All credit to Rep. Paul. However, some his libertarian ex-fans who favor gay marriage have condemned him for that statement. They claim DOMA is totally unconstitutional and that its Section Three discriminates against gay couples legally married in one state because the Federal Government doesn’t recognizes their marriages as such.
They are lying. The DOMA is perfectly constitutional.
It is ludicrous to claim that Section Three is discriminatory and therefore unconstitutional. It merely recognizes a millennia-old truth which gays and their libertarian and liberal backers refuse to recognize to this day: that marriage is the union of one man and one woman, not a mere contract between any two individuals, and oriented towards the production and raising of children.
The Federal Government does not have the right to dictate the definition of marriage to states (and DOMA does not do so), but it does have the right to decide the definition of marriage for federal purposes (e.g. tax laws), i.e. to decide for itself what it recognizes as marriage. And the Federal Government has decided to recognize only true marriages, i.e. heterosexual ones.

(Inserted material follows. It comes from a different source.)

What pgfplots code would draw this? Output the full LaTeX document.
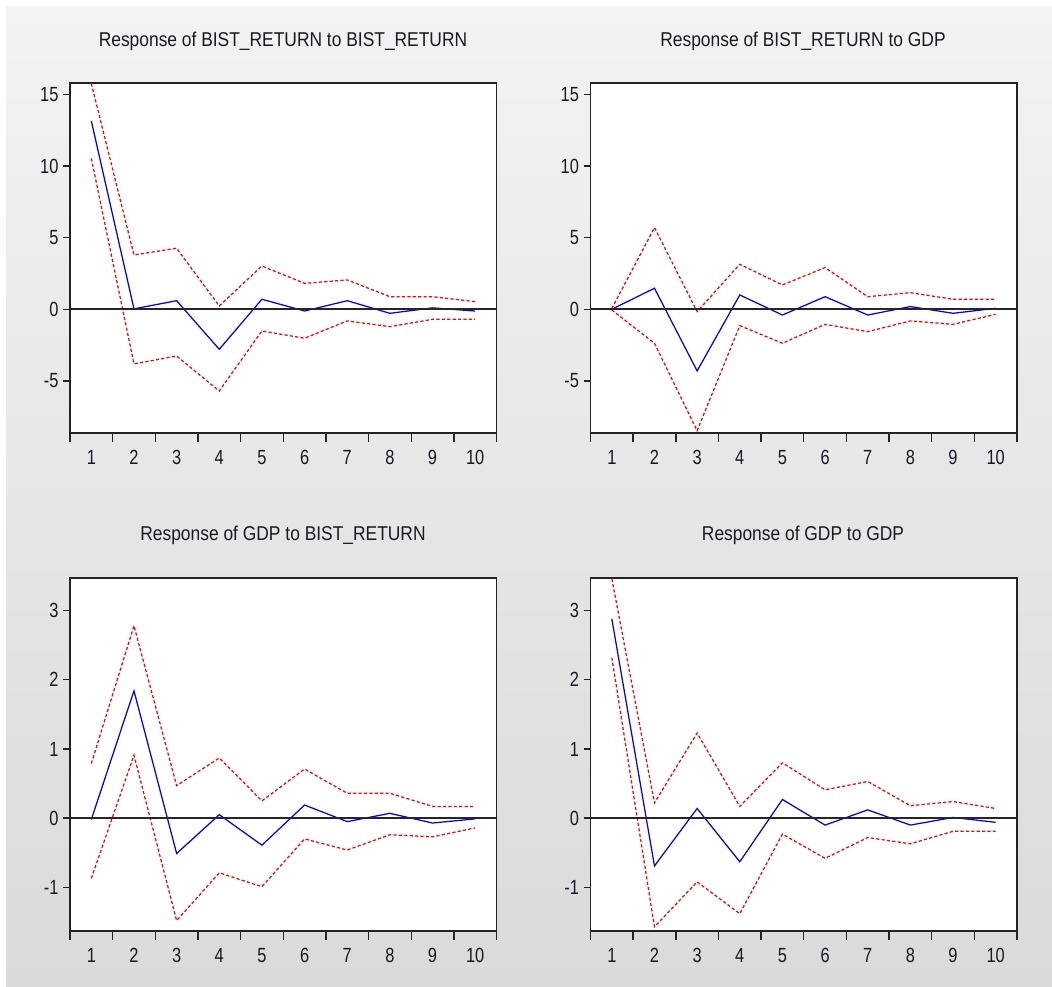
\documentclass[border=0pt]{standalone}
\usepackage{fontspec}
\setmainfont{Liberation Sans}[FakeStretch=0.8]
\newfontfamily\titlefont{Liberation Sans}[FakeStretch=0.87]
\usepackage{pgfplots}
\usepackage{pgfplotstable}
\pgfplotsset{compat=1.18}
\usetikzlibrary{shadings}

\definecolor{bgtop}{RGB}{243,243,243}
\definecolor{bgbot}{RGB}{218,218,218}
\definecolor{frame}{RGB}{35,35,35}
\definecolor{txt}{RGB}{25,25,35}

\pgfplotstableread{
x resp up lo
1 13.14 15.75 10.53
2 0.03 3.79 -3.81
3 0.60 4.26 -3.26
4 -2.79 0.23 -5.70
5 0.70 3.02 -1.51
6 -0.12 1.81 -2.02
7 0.60 2.05 -0.81
8 -0.28 0.88 -1.21
9 0.10 0.88 -0.70
10 -0.12 0.53 -0.70
}\tabBB
\pgfplotstableread{
x resp up lo
1 0.00 0.05 -0.05
2 1.47 5.70 -2.37
3 -4.30 -0.16 -8.47
4 1.00 3.14 -1.14
5 -0.40 1.70 -2.37
6 0.88 2.91 -1.05
7 -0.40 0.88 -1.56
8 0.19 1.16 -0.81
9 -0.28 0.70 -1.05
10 0.07 0.70 -0.35
}\tabBG
\pgfplotstableread{
x resp up lo
1 -0.02 0.79 -0.87
2 1.84 2.78 0.91
3 -0.51 0.47 -1.48
4 0.05 0.87 -0.79
5 -0.39 0.25 -0.99
6 0.19 0.71 -0.30
7 -0.05 0.36 -0.46
8 0.07 0.36 -0.24
9 -0.07 0.17 -0.27
10 -0.01 0.17 -0.14
}\tabGB
\pgfplotstableread{
x resp up lo
1 2.88 3.46 2.32
2 -0.69 0.22 -1.57
3 0.14 1.23 -0.92
4 -0.63 0.17 -1.38
5 0.27 0.80 -0.23
6 -0.10 0.41 -0.58
7 0.12 0.53 -0.28
8 -0.10 0.18 -0.37
9 0.01 0.24 -0.19
10 -0.06 0.14 -0.19
}\tabGG

\pgfplotsset{
  irf/.style={
    scale only axis,
    width=426.5pt,
    xmin=0.5, xmax=10.5,
    xtick={1,...,10},
    minor xtick={0.5,1.5,...,10.5},
    major x tick style={draw=none},
    minor x tick style={frame, line width=1.4pt},
    minor tick length=9pt,
    major tick length=7pt,
    y tick style={frame, line width=1.4pt},
    tick align=outside,
    xtick pos=bottom, ytick pos=left,
    axis line style={frame, line width=1.7pt},
    axis background/.style={fill=white},
    tick label style={font=\fontsize{20.5}{24}\selectfont, text=txt},
    xticklabel style={yshift=-7pt},
    yticklabel style={xshift=-1pt},
    /pgf/number format/assume math mode=true,
    clip=true,
  },
  zero/.style={black!85, line width=1.8pt, forget plot},
  band/.style={red, line width=1.25pt, dash pattern=on 3.2pt off 2.2pt},
  mid/.style={blue, line width=1.25pt},
}

\begin{document}
\begin{tikzpicture}[x=1pt,y=1pt]
\shade[top color=bgtop, bottom color=bgbot] (0,0) rectangle (1052,987);
\fill[white] (0,0) rectangle (6,987);
\fill[white] (0,981) rectangle (1052,987);

% Top-left
\begin{axis}[irf, at={(70pt,554pt)}, anchor=south west, height=350pt,
  ymin=-8.63, ymax=15.79, ytick={-5,0,5,10,15}, yticklabels={-5,0,5,10,15}]
\addplot[band] table[x=x,y=up]{\tabBB};
\addplot[band] table[x=x,y=lo]{\tabBB};
\addplot[mid] table[x=x,y=resp]{\tabBB};
\addplot[zero] coordinates {(0.5,0) (10.5,0)};
\end{axis}

% Top-right
\begin{axis}[irf, at={(590.5pt,554pt)}, anchor=south west, height=350pt,
  ymin=-8.63, ymax=15.79, ytick={-5,0,5,10,15}, yticklabels={-5,0,5,10,15}]
\addplot[band] table[x=x,y=up]{\tabBG};
\addplot[band] table[x=x,y=lo]{\tabBG};
\addplot[mid] table[x=x,y=resp]{\tabBG};
\addplot[zero] coordinates {(0.5,0) (10.5,0)};
\end{axis}

% Bottom-left
\begin{axis}[irf, at={(70pt,56pt)}, anchor=south west, height=353pt,
  ymin=-1.63, ymax=3.47, ytick={-1,0,1,2,3}, yticklabels={-1,0,1,2,3}]
\addplot[band] table[x=x,y=up]{\tabGB};
\addplot[band] table[x=x,y=lo]{\tabGB};
\addplot[mid] table[x=x,y=resp]{\tabGB};
\addplot[zero] coordinates {(0.5,0) (10.5,0)};
\end{axis}

% Bottom-right
\begin{axis}[irf, at={(590.5pt,56pt)}, anchor=south west, height=353pt,
  ymin=-1.63, ymax=3.47, ytick={-1,0,1,2,3}, yticklabels={-1,0,1,2,3}]
\addplot[band] table[x=x,y=up]{\tabGG};
\addplot[band] table[x=x,y=lo]{\tabGG};
\addplot[mid] table[x=x,y=resp]{\tabGG};
\addplot[zero] coordinates {(0.5,0) (10.5,0)};
\end{axis}

\node[font=\titlefont\fontsize{20}{24}\selectfont, text=txt] at (283,946) {Response of BIST\_RETURN to BIST\_RETURN};
\node[font=\titlefont\fontsize{20}{24}\selectfont, text=txt] at (803,946) {Response of BIST\_RETURN to GDP};
\node[font=\titlefont\fontsize{20}{24}\selectfont, text=txt] at (283,452) {Response of GDP to BIST\_RETURN};
\node[font=\titlefont\fontsize{20}{24}\selectfont, text=txt] at (803,452) {Response of GDP to GDP};
\end{tikzpicture}
\end{document}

This is not a discriminatory provision, not anymore that states’ marriage laws are.
Of course, the libertarian loons as UnitedLiberty claim that the entire DOMA is unconstitutional and discriminatory, meaning that its Second Section is. This is also a ridiculous claim. Section 2, which says that no state has to recognize gay marriages registered/formed in another state, is perfectly constitutional and it’s not discriminatory. It merely says that every states decides the definition of marriage for itself, and does not have to recognize out-of-state gay marriages if it doesn’t want to (in line with the Founders’ intent that every state decide domestic issues for itself). In other words, DOMA’s Second Section merely says that even if one state legalizes gay marriage, other states don’t have to recognize that state’s gay marriages. That’s a just provision: it practically means that Vermont’s gay marriages don’t have to be recognized by other states.
By what moral or legal right should one unelected judge in Massachusetts, or even the legislation or electorate of that state, decide the definition of marriage for all other 49 states and the 294 mn Americans who don’t live in Massachusetts?
Yet, libertarians and liberals believe that yes, it’s okay for one unelected judge in MA or California to decide the definition of marriage for the other 49 states, and if one unelected judge in MA or California (e.g. Joseph Tauro or Vaughn Walker) says that gay marriage is a constitutional right, all other 49 states are legally-bound to obey him.
And by what moral or legal right should homosexuals, a tiny (2%) part of the American population, dictate the definition of marriage for the rest of Americans and be allowed to redefine, and thus dismantle, a millennia-old institution?
Why? For a simple reason: acting through the courts, or lobbying the Dem-dominated legislatures of liberal states like MA and VT, is gays’ and liberals’ only hope of enacting their social agenda. They know that the American people would reject it if asked for their verdict. So rather than allow the voters to decide, they work through the courts.